Earlier this year, Senate Energy and Natural Resources Chair Joe Manchin (D-W.Va.) highlighted a proposal to build a pipeline from Kentucky’s Olmsted Dam, drawing from the Ohio River and sending water to the arid West.

“We’ve got to do something to make sure you have adequate water supply [in the West], and we’ve got an abundance of water on the East Coast,” Manchin said during a session focused on expanding hydropower energy production.

Manchin pointed in particular to a proposal from one his former constituents, Charlie Jones, the late scion of the marine services company Amherst Madison. Jones proposed that the federal government would pay states along the Ohio River for a percentage of their water.

“I’m sure the cost and all that would be high, but I just was wondering if the environmentalists would be opposed to a water pipeline,” Manchin said.

He later added: “I can tell you one thing: We’d like to get paid for our water in West Virginia. So I don’t think we’d be quite as expensive as oil, but we’d get a pretty penny for it.”

Great Lakes protections

The Great Lakes states opted to protect their water from thirsty Westerners in 2008, when Illinois, Indiana, Michigan, Minnesota, New York, Ohio, Pennsylvania and Wisconsin inked the Great Lakes-St. Lawrence River Basin Water Resources Compact

But that agreement, which prohibits states outside the basin from tapping the freshwater, wasn’t spurred by the variety of pipeline ideas over the years. It was sparked by a 1998 business deal in which Ontario’s government attempted to sell Lake Superior water in a deal that would have shipped water on ocean tankers to Asia.

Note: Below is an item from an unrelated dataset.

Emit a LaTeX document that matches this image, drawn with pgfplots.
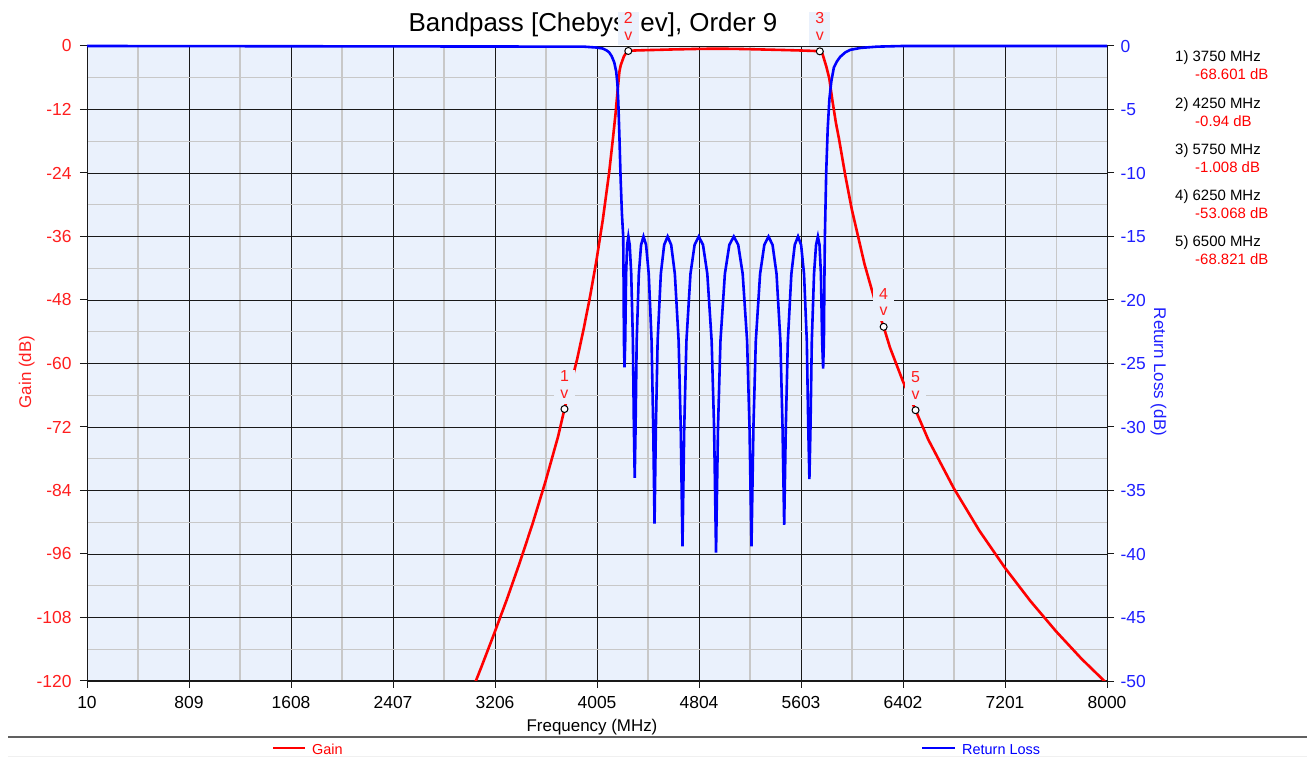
\documentclass[border=0pt]{standalone}
\usepackage{fontspec}
\setmainfont{Liberation Sans}
\usepackage{pgfplots}
\usepackage{pgfplotstable}
\pgfplotsset{compat=1.18}
\definecolor{bgcol}{RGB}{234,241,252}
\definecolor{gridmaj}{RGB}{25,25,25}
\definecolor{gridmin}{RGB}{200,200,200}
\definecolor{tickred}{RGB}{255,30,30}
\definecolor{tickblue}{RGB}{30,30,255}

\pgfplotstableread{
f g
3000 -123.4
3100 -117.3
3200 -111.0
3300 -104.5
3400 -97.6
3500 -90.3
3600 -82.4
3700 -73.8
3750 -68.601
3800 -64.0
3850 -59.1
3900 -53.5
3950 -47.4
4000 -40.6
4050 -32.9
4100 -23.9
4130 -17.4
4150 -12.8
4165 -8.8
4180 -4.9
4190 -3.7
4200 -3.0
4215 -2.0
4235 -1.2
4250 -0.94
4300 -0.85
4400 -0.78
4500 -0.72
4600 -0.65
4700 -0.60
4800 -0.55
4900 -0.52
5000 -0.52
5100 -0.55
5200 -0.60
5300 -0.66
5400 -0.72
5500 -0.78
5600 -0.85
5700 -0.93
5750 -1.008
5770 -1.4
5785 -2.6
5800 -3.8
5824 -6.1
5850 -10.5
5876 -14.5
5900 -17.5
5950 -24.5
6000 -30.8
6100 -41.2
6200 -49.7
6250 -53.068
6300 -57.0
6400 -63.3
6500 -68.821
6600 -74.4
6800 -83.6
7000 -91.6
7200 -98.6
7400 -104.9
7600 -110.6
7800 -115.8
8000 -120.5
}\gaintable

\pgfplotstableread{
f rl
10 0
3900 -0.05
4000 -0.12
4050 -0.2
4080 -0.35
4100 -0.5
4120 -0.8
4140 -1.3
4155 -2.0
4165 -3.0
4172 -4.5
4180 -7.0
4190 -10.5
4200 -13.2
4210.1 -15.0
4210.7 -15.66
4212.6 -17.94
4215.8 -23.22
4220.2 -25.3
4225.9 -23.22
4232.8 -17.94
4241.0 -15.66
4250.4 -15.0
4261.0 -15.66
4272.9 -17.94
4286.0 -23.22
4293.8 -30.06
4300.2 -34.0
4306.9 -30.06
4315.7 -23.22
4332.4 -17.94
4350.1 -15.66
4369.0 -15.0
4389.1 -15.66
4410.1 -17.94
4432.3 -23.22
4445.2 -30.06
4455.5 -37.6
4466.0 -30.06
4479.7 -23.22
4504.8 -17.94
4530.9 -15.66
4558.0 -15.0
4585.9 -15.66
4614.6 -17.94
4644.2 -23.22
4660.8 -30.06
4674.4 -39.4
4688.1 -30.06
4705.3 -23.22
4736.9 -17.94
4769.2 -15.66
4801.9 -15.0
4835.2 -15.66
4868.9 -17.94
4902.8 -23.22
4921.9 -30.06
4937.2 -39.9
4952.5 -30.06
4971.8 -23.22
5006.5 -17.94
5041.4 -15.66
5076.3 -15.0
5111.1 -15.66
5145.9 -17.94
5180.5 -23.22
5199.5 -30.06
5214.8 -39.4
5230.0 -30.06
5248.7 -23.22
5282.3 -17.94
5315.4 -15.66
5348.0 -15.0
5379.9 -15.66
5411.1 -17.94
5441.4 -23.22
5458.1 -30.06
5471.0 -37.7
5483.7 -30.06
5499.6 -23.22
5527.3 -17.94
5553.8 -15.66
5579.3 -15.0
5603.5 -15.66
5626.5 -17.94
5648.2 -23.22
5659.7 -30.06
5668.5 -34.1
5677.0 -30.06
5687.4 -23.22
5704.8 -17.94
5720.7 -15.66
5735.0 -15.0
5747.7 -15.66
5758.8 -17.94
5768.3 -23.22
5776.1 -25.4
5782.1 -23.22
5786.5 -17.94
5789.1 -15.66
5789.9 -15.0
5800 -10.0
5812 -6.5
5825 -4.2
5840 -2.8
5860 -1.7
5885 -1.2
5910 -0.85
5950 -0.5
5990 -0.3
6070 -0.15
6200 -0.05
6400 0
8000 0
}\rltable

\pgfplotstableread{
f g lab
3750 -68.601 1
4250 -0.94 2
5750 -1.008 3
6250 -53.068 4
6500 -68.821 5
}\markertable

\begin{document}
\begin{tikzpicture}
\path[use as bounding box] (0,0) rectangle (1307bp,758bp);
\node[anchor=base, font=\fontsize{26}{30}\selectfont] at (593bp,726bp) {Bandpass [Chebyshev], Order 9};

\begin{axis}[
  at={(87bp,77bp)}, anchor=south west,
  width=1020bp, height=635bp, scale only axis,
  xmin=10, xmax=8000, ymin=-120, ymax=0,
  axis x line*=bottom, axis y line*=left,
  axis line style={gridmaj, line width=1bp},
  axis background/.style={fill=bgcol},
  xtick={10,809,1608,2407,3206,4005,4804,5603,6402,7201,8000},
  xticklabels={10,809,1608,2407,3206,4005,4804,5603,6402,7201,8000},
  ytick={-120,-108,-96,-84,-72,-60,-48,-36,-24,-12,0},
  yticklabels={-120,-108,-96,-84,-72,-60,-48,-36,-24,-12,0},
  minor x tick num=1, minor y tick num=1,
  grid=both,
  major grid style={gridmaj, line width=0.9bp},
  minor grid style={gridmin, line width=1.1bp},
  tick align=outside, major tick length=7bp, minor tick length=0bp,
  tick style={gridmaj, line width=1bp},
  ticklabel style={font=\fontsize{17.5}{19}\selectfont},
  xticklabel style={text=black, yshift=-5bp},
  yticklabel style={text=tickred, xshift=-5bp},
]
\addplot[red, line width=2.6bp] table[x=f, y=g] {\gaintable};
\end{axis}

\begin{axis}[
  at={(87bp,77bp)}, anchor=south west,
  width=1020bp, height=635bp, scale only axis,
  xmin=10, xmax=8000, ymin=-50, ymax=0,
  axis x line=none, axis y line*=right,
  axis line style={gridmaj, line width=1bp},
  ytick={-50,-45,-40,-35,-30,-25,-20,-15,-10,-5,0},
  yticklabels={-50,-45,-40,-35,-30,-25,-20,-15,-10,-5,0},
  tick align=outside, major tick length=7bp,
  tick style={gridmaj, line width=1bp},
  ticklabel style={font=\fontsize{17.5}{19}\selectfont},
  yticklabel style={text=tickblue, xshift=3bp},
  clip=false,
]
\addplot[blue, line width=2.6bp] table[x=f, y=rl] {\rltable};
\end{axis}

\begin{axis}[
  at={(87bp,77bp)}, anchor=south west,
  width=1020bp, height=635bp, scale only axis,
  xmin=10, xmax=8000, ymin=-120, ymax=0,
  hide axis, clip=false,
]
\addplot[only marks, mark=*, mark size=3.5bp,
  mark options={fill=white, draw=black, line width=1bp},
  nodes near coords={\begin{tabular}{@{}c@{}}\pgfplotspointmeta\\v\end{tabular}},
  point meta=explicit symbolic,
  every node near coord/.append style={anchor=south, yshift=5bp, fill=bgcol,
    text=tickred, inner sep=0.5bp, minimum width=21bp,
    font=\fontsize{16}{16.5}\selectfont},
] table[x=f, y=g, meta=lab] {\markertable};
\end{axis}

% axis titles
\node[anchor=base, font=\fontsize{17}{19}\selectfont] at (592bp,27bp) {Frequency (MHz)};
\node[anchor=base, rotate=90, text=tickred, font=\fontsize{17}{19}\selectfont] at (31bp,386bp) {Gain (dB)};
\node[anchor=base, rotate=-90, text=tickblue, font=\fontsize{17}{19}\selectfont] at (1154bp,386bp) {Return Loss (dB)};

% marker readout
\begin{scope}[every node/.style={anchor=base west, inner sep=0pt, font=\fontsize{15}{17}\selectfont}]
\node at (1175bp,696bp) {1) 3750 MHz};
\node[text=red] at (1195bp,678bp) {-68.601 dB};
\node at (1175bp,649.7bp) {2) 4250 MHz};
\node[text=red] at (1195bp,631.7bp) {-0.94 dB};
\node at (1175bp,603.4bp) {3) 5750 MHz};
\node[text=red] at (1195bp,585.4bp) {-1.008 dB};
\node at (1175bp,557bp) {4) 6250 MHz};
\node[text=red] at (1195bp,539bp) {-53.068 dB};
\node at (1175bp,511bp) {5) 6500 MHz};
\node[text=red] at (1195bp,493bp) {-68.821 dB};
\end{scope}

% legend
\draw[gray!75!black, line width=1.3bp] (8bp,21bp) -- (1307bp,21bp);
\draw[gray!12, line width=1bp] (8bp,1.3bp) -- (1307bp,1.3bp);
\draw[red, line width=2.4bp] (273bp,10bp) -- (305bp,10bp);
\node[anchor=base west, inner sep=0pt, text=red, font=\fontsize{14.5}{16}\selectfont] at (312bp,4bp) {Gain};
\draw[blue, line width=2.4bp] (922bp,10bp) -- (955bp,10bp);
\node[anchor=base west, inner sep=0pt, text=blue, font=\fontsize{14.5}{16}\selectfont] at (962bp,4bp) {Return Loss};
\end{tikzpicture}
\end{document}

Dempsey, the Great Lakes author and advocate, however, cautioned that the compact doesn’t totally keep the basin’s water safe.

He pointed to an exception in the agreement that allows water to be shipped out of the region as long as it’s in small containers.

“When this whole thing started, it was public outrage about drinking water being shipped out in vessels. Now you can ship it out in vessels — it just has to be in bottles,” he said.